Your beer example is a perfect illustration. I feel the same way about gadgets. I will pay $1000 for a phone and I think its worth it because of my usage of it and the quality I perceive. Our free market allows for different options at different price points. And we should embrace it if the product is quality.
I feel that there may be a "success formula" waiting to be uncovered for this exact concept somewhere. Somthing along the lines of
Audience demographic vs traffic = conversion rate (CR)
Revenue = product x CR
Wherein you could increase revenue by
(a) increasing traffic
(b) increasing $ value of affiliate products on offer
(c) correctly match product and pricing to needs of audience
(d) increase range of offers
I am far too busy with advertising to start running tests for affiliate marketing, but with the comments on the subject recently, I reckon there is some money lying around for anyone who cracks (and applies) this particular formula...

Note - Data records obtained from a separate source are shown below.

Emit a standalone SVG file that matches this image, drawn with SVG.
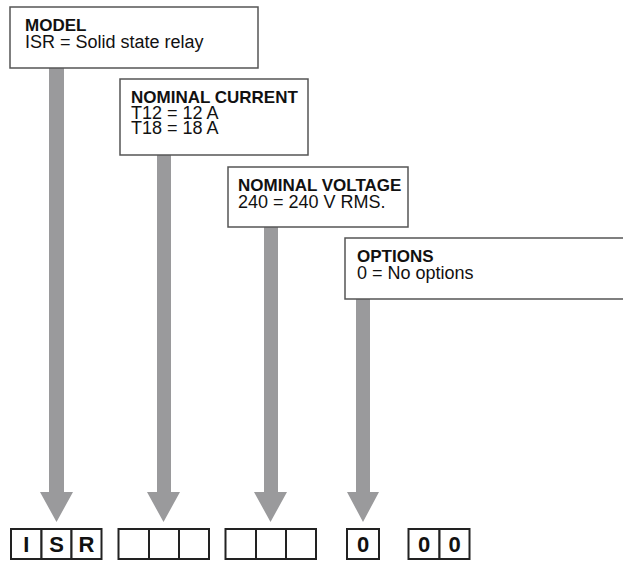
<svg xmlns="http://www.w3.org/2000/svg" width="623" height="563" viewBox="0 0 623 563">
<style>
.box{fill:#fff;stroke:#555;stroke-width:1.5}
.t{font-family:"Liberation Sans",Arial,sans-serif;font-size:18px;fill:#111}
.b{font-weight:bold;font-size:17px}
.arrow{fill:#9a9a9c}
.cell{fill:#fff;stroke:#222;stroke-width:2}
.code{font-family:"Liberation Sans",Arial,sans-serif;font-size:22px;font-weight:bold;fill:#111;text-anchor:middle}
</style>
<rect width="623" height="563" fill="#fff"/>
<g id="connectors">
<path class="arrow" d="M49,68 H64 V492 H73 L56.5,522 L40,492 H49 Z"/>
<path class="arrow" d="M157,155 H171 V492 H180 L163.5,522 L147,492 H157 Z"/>
<path class="arrow" d="M264,227 H278 V492 H287 L270.5,522 L254,492 H264 Z"/>
<path class="arrow" d="M356,299 H370 V492 H379 L363,522 L347,492 H356 Z"/>
</g>
<g id="model">
<rect class="box" x="10" y="7" width="248" height="61"/>
<text class="t b" x="25" y="31">MODEL</text>
<text class="t" x="25" y="48">ISR = Solid state relay</text>
</g>
<g id="current">
<rect class="box" x="120" y="79" width="188" height="76"/>
<text class="t b" x="131" y="103">NOMINAL CURRENT</text>
<text class="t" x="131" y="119">T12 = 12 A</text>
<text class="t" x="131" y="134">T18 = 18 A</text>
</g>
<g id="voltage">
<rect class="box" x="228" y="167" width="180" height="60"/>
<text class="t b" x="238" y="191">NOMINAL VOLTAGE</text>
<text class="t" x="238" y="208">240 = 240 V RMS.</text>
</g>
<g id="options">
<rect class="box" x="345" y="238" width="300" height="61"/>
<text class="t b" x="357" y="262">OPTIONS</text>
<text class="t" x="357" y="279">0 = No options</text>
</g>
<g id="code-model">
<rect class="cell" x="11" y="529" width="30.5" height="30"/>
<rect class="cell" x="41.5" y="529" width="30" height="30"/>
<rect class="cell" x="71.5" y="529" width="30" height="30"/>
<text class="code" x="26.3" y="552">I</text>
<text class="code" x="56.5" y="552">S</text>
<text class="code" x="86.5" y="552">R</text>
</g>
<g id="code-current">
<rect class="cell" x="118.5" y="529" width="30.5" height="30"/>
<rect class="cell" x="149" y="529" width="30" height="30"/>
<rect class="cell" x="179" y="529" width="30" height="30"/>
</g>
<g id="code-voltage">
<rect class="cell" x="225.5" y="529" width="30.5" height="30"/>
<rect class="cell" x="256" y="529" width="30" height="30"/>
<rect class="cell" x="286" y="529" width="30" height="30"/>
</g>
<g id="code-options">
<rect class="cell" x="347" y="529" width="32" height="30"/>
<text class="code" x="363" y="552">0</text>
</g>
<g id="code-extra">
<rect class="cell" x="408.5" y="529" width="31" height="30"/>
<rect class="cell" x="439.5" y="529" width="30" height="30"/>
<text class="code" x="424" y="552">0</text>
<text class="code" x="454.5" y="552">0</text>
</g>
</svg>
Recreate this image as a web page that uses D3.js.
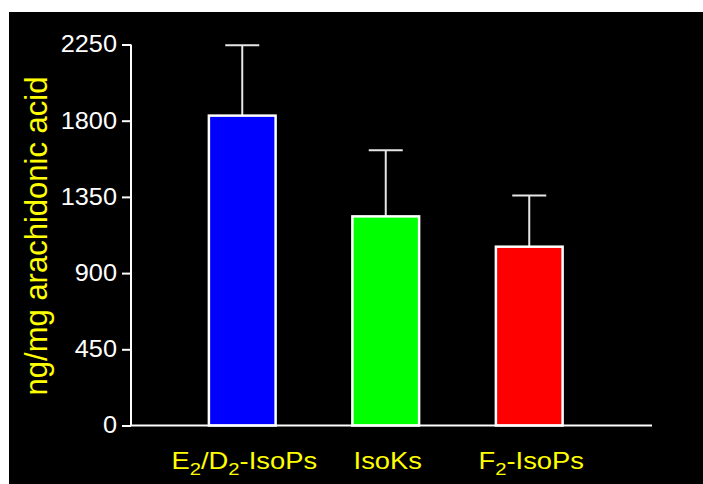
<!DOCTYPE html>
<html>
<head>
<meta charset="utf-8">
<script src="https://cdn.jsdelivr.net/npm/d3@7"></script>
<style>
  html, body { margin: 0; padding: 0; background: #fff; }
  svg { display: block; }
</style>
</head>
<body>
<script>
const categories = ["E2/D2-IsoPs", "IsoKs", "F2-IsoPs"];
const labelParts = [
  [["E", false], ["2", true], ["/D", false], ["2", true], ["-IsoPs", false]],
  [["IsoKs", false]],
  [["F", false], ["2", true], ["-IsoPs", false]]
];
const means = [1830, 1235, 1056];
const errors = [415, 390, 303];
const barColors = ["#0000ff", "#00ff00", "#ff0000"];
const yTicks = [0, 450, 900, 1350, 1800, 2250];

const W = 703, H = 484;
const FONT = "Arial, 'Liberation Sans', sans-serif";
const svg = d3.select("body").append("svg").attr("width", W).attr("height", H);

svg.append("rect").attr("x", 9).attr("y", 12).attr("width", W - 9).attr("height", H - 12).attr("fill", "#000");

const y = d3.scaleLinear().domain([0, 2250]).range([425.5, 44.5]);
const x = d3.scaleBand().domain(categories).range([170.5, 601]).paddingInner(0.535).paddingOuter(0.2675);

const axisX0 = 131, axisX1 = 652;

// Y axis
const yAxis = svg.append("g").attr("transform", `translate(${axisX0},0)`)
  .call(d3.axisLeft(y).tickValues(yTicks).tickSize(9).tickPadding(5).tickFormat(d3.format("d")));
yAxis.select(".domain").remove();
yAxis.append("line").attr("x1", 0).attr("x2", 0).attr("y1", y(2250)).attr("y2", y(0))
  .attr("stroke", "#fff").attr("stroke-width", 2);
yAxis.selectAll(".tick line").attr("stroke", "#fff").attr("stroke-width", 2);
yAxis.selectAll(".tick text").attr("fill", "#fff")
  .attr("x", 0).attr("transform", "translate(-14,0) scale(1.1,1)")
  .style("font-family", FONT).style("font-size", "23px");

// Error bars
const eb = svg.append("g");
categories.forEach((c, i) => {
  const cx = x(c) + x.bandwidth() / 2;
  eb.append("line").attr("x1", cx).attr("x2", cx).attr("y1", y(means[i])).attr("y2", y(means[i] + errors[i]))
    .attr("stroke", "#e6e6e6").attr("stroke-width", 2);
  eb.append("line").attr("x1", cx - 17).attr("x2", cx + 17).attr("y1", y(means[i] + errors[i])).attr("y2", y(means[i] + errors[i]))
    .attr("stroke", "#e6e6e6").attr("stroke-width", 2);
});

// Bars
svg.append("g").selectAll("rect").data(categories).join("rect")
  .attr("x", d => x(d))
  .attr("width", x.bandwidth())
  .attr("y", (d, i) => y(means[i]))
  .attr("height", (d, i) => y(0) - y(means[i]))
  .attr("fill", (d, i) => barColors[i])
  .attr("stroke", "#fff").attr("stroke-width", 2.5);

// X axis line
svg.append("line").attr("x1", axisX0 - 1).attr("x2", axisX1).attr("y1", y(0)).attr("y2", y(0))
  .attr("stroke", "#fff").attr("stroke-width", 2);

// X labels
const xl = svg.append("g").style("font-family", FONT).attr("fill", "#ffff00");
categories.forEach((c, i) => {
  const t = xl.append("text")
    .attr("transform", `translate(${x(c) + x.bandwidth() / 2 + 2},469) scale(1.19,1)`)
    .attr("text-anchor", "middle").style("font-size", "23px");
  labelParts[i].forEach(([s, sub], k) => {
    const ts = t.append("tspan").text(s);
    if (sub) ts.style("font-size", "17px").attr("dy", 6);
    else if (k > 0) ts.attr("dy", -6);
  });
});

// Y label
svg.append("text")
  .attr("transform", `translate(47,236) rotate(-90)`)
  .attr("text-anchor", "middle")
  .attr("fill", "#ffff00")
  .style("font-family", FONT)
  .style("font-size", "31px")
  .text("ng/mg arachidonic acid");
</script>
</body>
</html>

There could be. I'm not a math guy. But I am a people person and understand that people want choices.
I love your way of thinking. It all makes sense.
Thank you, Eddy
Well Said Eddy with a Y. lol
Life is a mixture of different beautiful things and so should what we do.
We are in the helping business and that has no price.
Here's to making it happen
Well said and true. The market decides. There is value to a product according to everyone's perception.
Well said, Eddy!
Some really good insights there...thanks
Hello Eddy I'm Mr nobody over here. I'm so new to this. I have a saying Longevity wins in life. I see so many people buying new cars and trucks that last 5-10 years. Me I like older stuff. As on my profile, I like my First-Gen Explorers. Yes, they don't have all the new gadgets or the latest greatest stuff. But mine has the basic Mine has none of that flashy stuff. I drive a car to get to point A to point B if C and D need to be gone too. I know it's good to go. My first-gen explorer has a computer that just runs the Engine. Eddy thank you for your 2 cents we all need people like you to say what needs to be said thanks for making it easy to follow. I want to make it But If 1500.00 per week comes in I'm content.